---- Input rows
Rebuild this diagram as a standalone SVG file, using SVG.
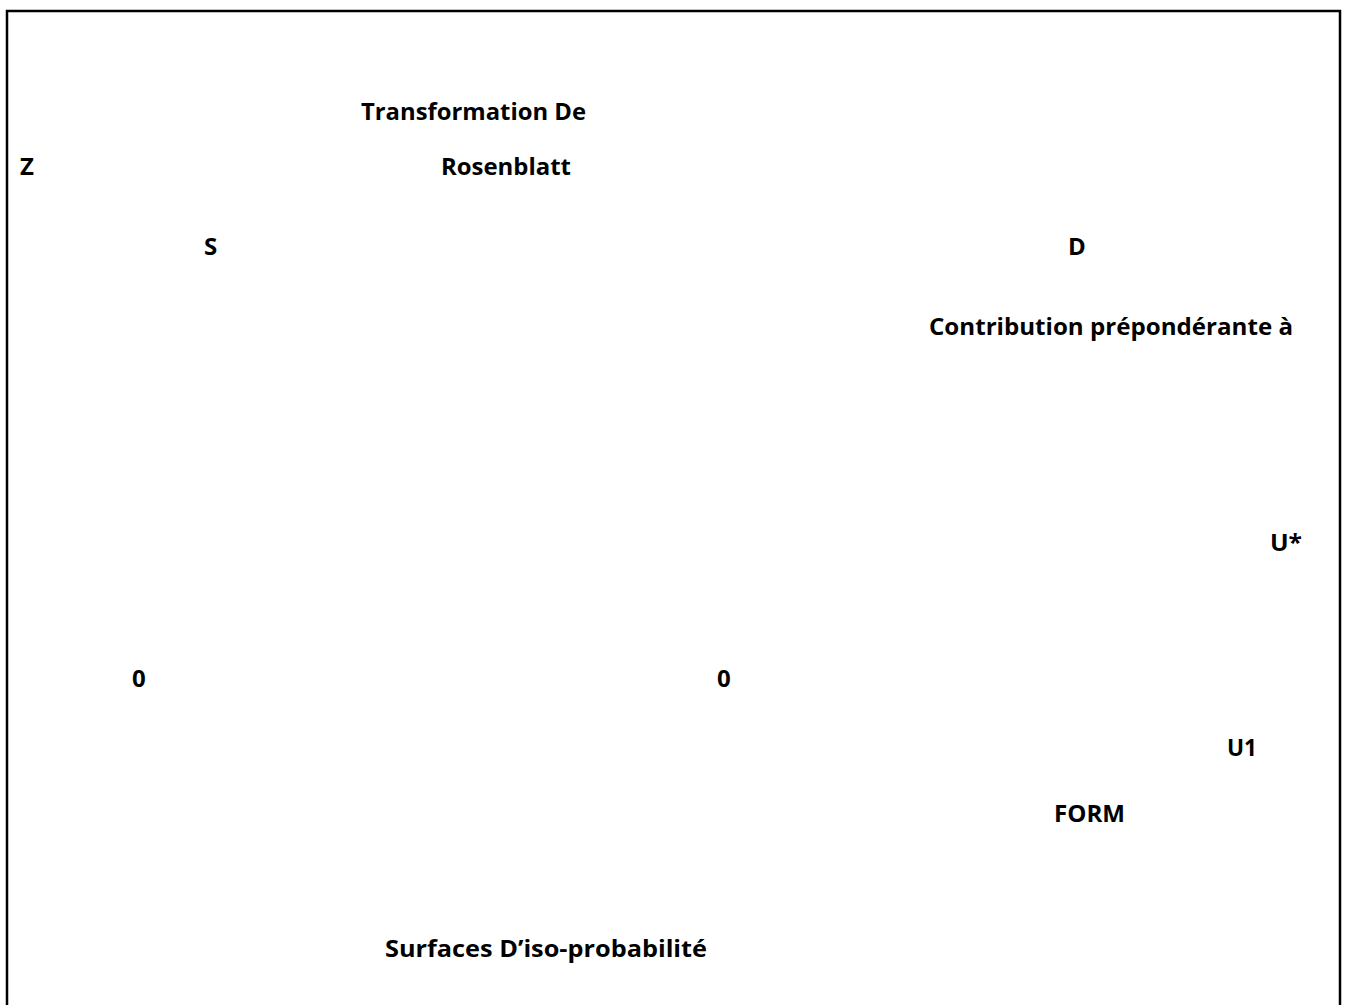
<svg xmlns="http://www.w3.org/2000/svg" width="1350" height="1005" viewBox="0 0 1350 1005">
<style>
.lbl{font-family:"Open Sans","Liberation Sans",sans-serif;font-weight:700;font-size:24px;fill:#000}
.frame{fill:none;stroke:#000;stroke-width:2.5}
</style>
<rect x="0" y="0" width="1350" height="1005" fill="#fff"/>
<path class="frame" d="M7,1005 V11 H1340 V1005"/>
<g id="connectors"></g>
<g id="n-transformation"><text class="lbl" x="361" y="120" textLength="225" lengthAdjust="spacingAndGlyphs">Transformation De</text></g>
<g id="n-z"><text class="lbl" x="20" y="175">Z</text></g>
<g id="n-rosenblatt"><text class="lbl" x="441" y="175" textLength="130" lengthAdjust="spacingAndGlyphs">Rosenblatt</text></g>
<g id="n-s"><text class="lbl" x="204" y="255">S</text></g>
<g id="n-d"><text class="lbl" x="1068" y="255">D</text></g>
<g id="n-contribution"><text class="lbl" x="929" y="335" textLength="364" lengthAdjust="spacingAndGlyphs">Contribution prépondérante à</text></g>
<g id="n-ustar"><text class="lbl" x="1270" y="551" textLength="32" lengthAdjust="spacingAndGlyphs">U*</text></g>
<g id="n-zero1"><text class="lbl" x="132" y="687">0</text></g>
<g id="n-zero2"><text class="lbl" x="717" y="687">0</text></g>
<g id="n-u1"><text class="lbl" x="1227" y="756" textLength="30" lengthAdjust="spacingAndGlyphs">U1</text></g>
<g id="n-form"><text class="lbl" x="1054" y="822" textLength="71" lengthAdjust="spacingAndGlyphs">FORM</text></g>
<g id="n-surfaces"><text class="lbl" x="385" y="957" textLength="322" lengthAdjust="spacingAndGlyphs">Surfaces D’iso-probabilité</text></g>
</svg>
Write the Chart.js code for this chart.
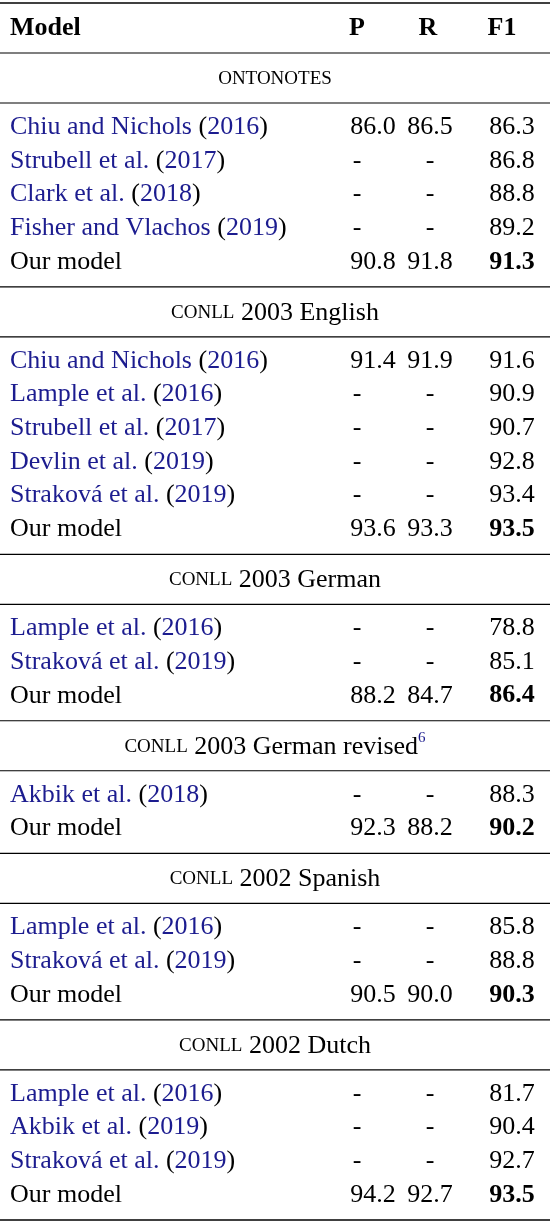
<!DOCTYPE html>
<html><head><meta charset="utf-8">
<script src="https://cdn.jsdelivr.net/npm/chart.js@4"></script>
<style>html,body{margin:0;padding:0;background:#fff}#w{width:550px;height:1222px}</style>
</head><body><div id="w"><canvas id="c"></canvas></div>
<script>
const headers = ["Model","P","R","F1"];
const sectionTitles = [["ONTONOTES",""],["CONLL"," 2003 English"],["CONLL"," 2003 German"],["CONLL"," 2003 German revised"],["CONLL"," 2002 Spanish"],["CONLL"," 2002 Dutch"]];
const models = [
 ["Chiu and Nichols (2016)","Strubell et al. (2017)","Clark et al. (2018)","Fisher and Vlachos (2019)","Our model"],
 ["Chiu and Nichols (2016)","Lample et al. (2016)","Strubell et al. (2017)","Devlin et al. (2019)","Straková et al. (2019)","Our model"],
 ["Lample et al. (2016)","Straková et al. (2019)","Our model"],
 ["Akbik et al. (2018)","Our model"],
 ["Lample et al. (2016)","Straková et al. (2019)","Our model"],
 ["Lample et al. (2016)","Akbik et al. (2019)","Straková et al. (2019)","Our model"]];
const P = [["86.0","-","-","-","90.8"],["91.4","-","-","-","-","93.6"],["-","-","88.2"],["-","92.3"],["-","-","90.5"],["-","-","-","94.2"]];
const R = [["86.5","-","-","-","91.8"],["91.9","-","-","-","-","93.3"],["-","-","84.7"],["-","88.2"],["-","-","90.0"],["-","-","-","92.7"]];
const F1 = [["86.3","86.8","88.8","89.2","91.3"],["91.6","90.9","90.7","92.8","93.4","93.5"],["78.8","85.1","86.4"],["88.3","90.2"],["85.8","88.8","90.3"],["81.7","90.4","92.7","93.5"]];

const rowH = 33.7, topRule = 3, headY = 28, firstRule = 53;
const colX = {model:10, P:373, R:430, F1:512, hP:357, hR:428, hF1:502};
const BLUE = "#1c1c8f";
const FONT = "Liberation Serif, Times New Roman, serif";

const rules = [topRule, firstRule];
const sectionY = [], rowY = [];
let yy0 = firstRule;
models.forEach((m,i)=>{
  sectionY.push(yy0+25); yy0 += 50; rules.push(yy0);
  const rs=[]; m.forEach((_,j)=>{rs.push(yy0+24+j*rowH);}); rowY.push(rs);
  yy0 = yy0 + 24 + (m.length-1)*rowH + 25; rules.push(yy0);
});
const scl = 1220/ yy0;

const ruleDatasets = rules.map((r,i)=>({type:'line',data:[{x:0,y:r*scl},{x:550,y:r*scl}],borderColor:'#000',borderWidth:(i==0||i==rules.length-1)?1.5:1.2,pointRadius:0,fill:false}));

function drawSegs(ctx, segs, x, yy){
  segs.forEach(s=>{ctx.font=s.f; ctx.fillStyle=s.c; ctx.fillText(s.t,x,yy); x+=ctx.measureText(s.t).width;});
  return x;
}
function segsWidth(ctx,segs){let w=0;segs.forEach(s=>{ctx.font=s.f;w+=ctx.measureText(s.t).width;});return w;}

const tablePlugin = {id:'table', afterDatasetsDraw(chart){
  const ctx=chart.ctx, xs=chart.scales.x, ys=chart.scales.y;
  const F = "26px "+FONT, FB="bold 26px "+FONT, SC="19px "+FONT;
  ctx.save(); ctx.textBaseline='middle';
  const hy = ys.getPixelForValue(headY*scl);
  ctx.font=FB; ctx.fillStyle='#000'; ctx.textAlign='left';
  ctx.fillText(headers[0], xs.getPixelForValue(colX.model), hy);
  ctx.textAlign='center';
  ctx.fillText(headers[1], xs.getPixelForValue(colX.hP), hy);
  ctx.fillText(headers[2], xs.getPixelForValue(colX.hR), hy);
  ctx.fillText(headers[3], xs.getPixelForValue(colX.hF1), hy);
  models.forEach((m,i)=>{
    const sy = ys.getPixelForValue(sectionY[i]*scl);
    ctx.textAlign='left';
    const segs=[{t:sectionTitles[i][0],f:SC,c:'#000'},{t:sectionTitles[i][1],f:F,c:'#000'}];
    let w=segsWidth(ctx,segs);
    if(i==3){ctx.font="15px "+FONT; w+=ctx.measureText("6").width;}
    let ex=drawSegs(ctx,segs,275-w/2,sy+1);
    if(i==3){ctx.font="15px "+FONT;ctx.fillStyle=BLUE;ctx.fillText("6",ex,sy-8);}
    m.forEach((name,j)=>{
      const ry=ys.getPixelForValue(rowY[i][j]*scl);
      ctx.textAlign='left';
      const mt=name.match(/^(.*) \((\d{4})\)$/);
      if(mt){drawSegs(ctx,[{t:mt[1]+" ",f:F,c:BLUE},{t:"(",f:F,c:'#000'},{t:mt[2],f:F,c:BLUE},{t:")",f:F,c:'#000'}],xs.getPixelForValue(colX.model),ry);}
      else{ctx.font=F;ctx.fillStyle='#000';ctx.fillText(name,xs.getPixelForValue(colX.model),ry);}
      ctx.textAlign='center';ctx.fillStyle='#000';ctx.font=F;
      const pv=P[i][j], rv=R[i][j];
      ctx.fillText(pv, xs.getPixelForValue(pv=='-'?colX.hP:colX.P), ry);
      ctx.fillText(rv, xs.getPixelForValue(rv=='-'?colX.hR+2:colX.R), ry);
      ctx.font = name=="Our model"?FB:F;
      ctx.fillText(F1[i][j], xs.getPixelForValue(colX.F1), ry);
    });
  });
  ctx.restore();
}};

new Chart(document.getElementById('c'),{
  type:'scatter',
  data:{datasets:ruleDatasets},
  options:{responsive:true,maintainAspectRatio:false,animation:false,
    layout:{padding:0},
    plugins:{legend:{display:false},tooltip:{enabled:false}},
    scales:{x:{type:'linear',min:0,max:550,display:false},y:{type:'linear',min:0,max:1222,reverse:true,display:false}}},
  plugins:[tablePlugin]
});
</script></body></html>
--------
- **Work to do**:
Filter the records for lines holding the string "this". Copy each one.

- **Task answer**:
Rebuild this diagram as a standalone SVG file, using SVG.
Write the Chart.js code for this chart.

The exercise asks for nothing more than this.